Furthermore, units for forming sausage-shaped moldings from pasty sludge material, which are configured as a feeding device of a belt drying installation and squeeze the previously dewatered sludge material through a perforated die, for example with the aid of a ram, are known from JP 2012-179591 A for example. Sausage-shaped moldings which are infed to a belt dryer for the purpose of effectively drying the sausage-shaped moldings are created herein.
However, when sludge material that is dewatered to a pasty consistency is conveyed through a perforated die there is the risk of individual passage bores being clogged by virtue of the foreign matter that is usually included in the sludge material. This is also the case when the sludge material has previously been squeezed through a screen and has been largely relieved of coarse foreign matter, the dimensions of the latter being larger than the diameter of the passage bores in the perforated die. In particular, hairs or other fibrous impurities such as bristles, plastics threads, or wood fibers, etc., are often by way of one end thereof pushed through another passage bore of the perforated die than by way of the other end thereof. This leads to a constriction of the cross section and subsequently to clogging of the passage bores, with the consequence that perforated dies of this type have to be cleaned frequently.
In order for clogging of this type by virtue of fibrous impurities to be avoided or eliminated, respectively, a perforated die that is embodied in two parts is known from DE 40 13 760 C2, for example, wherein an upper part of the perforated die is configured as a shearing plate that bears on the main face of a main part and is disposed so as to be displaceable in a reciprocating manner on the main part of the die, such that fibrous impurities that are included in the sludge material and adhere to and in the passage bores are sheared.
The passage holes mentioned extend through both the main part as well as the shearing plate.
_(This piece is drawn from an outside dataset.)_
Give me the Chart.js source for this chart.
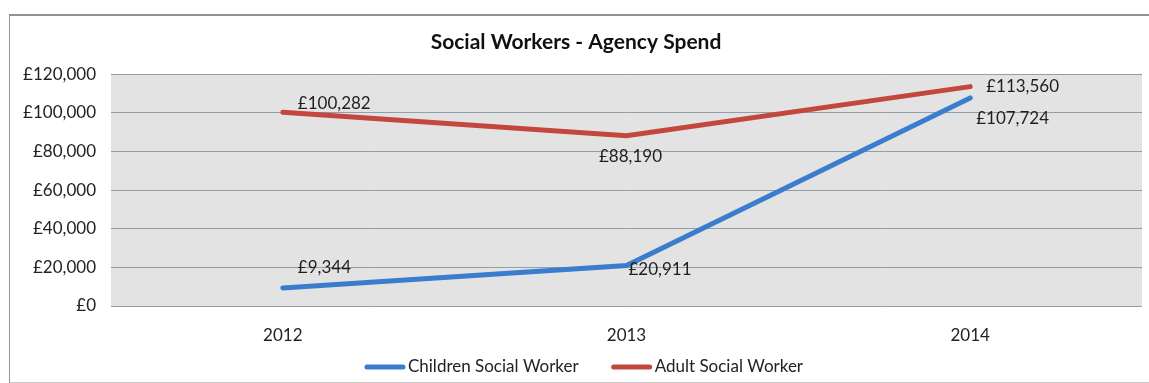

However, to the extent that a perforated die that is configured in such a manner in two parts is impacted by coarse foreign matter such as in particular crown caps, small rocks, or equivalent non-shearable foreign matter, the process for producing the sausage-shaped moldings has to be interrupted, as before. Therefore, the known installation is also not capable of continuous production while the non-shearable foreign matter is being removed. A substantially continuous operation is thus not guaranteed.
Furthermore, a feeding device of a belt drying installation for dump or sewage sludge material that has been dewatered to a pasty consistency in which in the transportation path of the sludge material at least                one first roller having transverse grooves that are set back in relation to the external diameter of said first roller, and        at least one guiding means relative to the external diameter of the first roller, are disposed such that when the first roller is rotated the sludge material is drawn into the transverse grooves and molded into elongate extruded pressings, are known from JP 2003-227684 A or from CN 103 623 745 A, for example.        
By contrast to perforated dies which typically tend to clog, the employment of at least one roller having transverse grooves formed therein has the advantage that impurities when placed transversely across two or more transverse grooves are comminuted by shearing and moreover are entrained and are enclosed in the extruded pressing, as is other foreign matter.
A combined device for drying sludge and other pasty materials, composed of a grooved-roller dryer and a downstream belt dryer or drum dryer or another type of hot-air dryer is known from DE 20 2010 007 475 U1 for example, wherein the grooved-roller dryer is installed in an insulated housing, and is equipped with one or a plurality of impact jet drying elements (tubes having nozzles) for additionally drying by way of hot air the pasty mass that is dried from three sides by contact drying in the grooves.
Reference is finally to be made to WO 2006/075920 A1, CN 202 322 581 U, and DE 47 162 A1.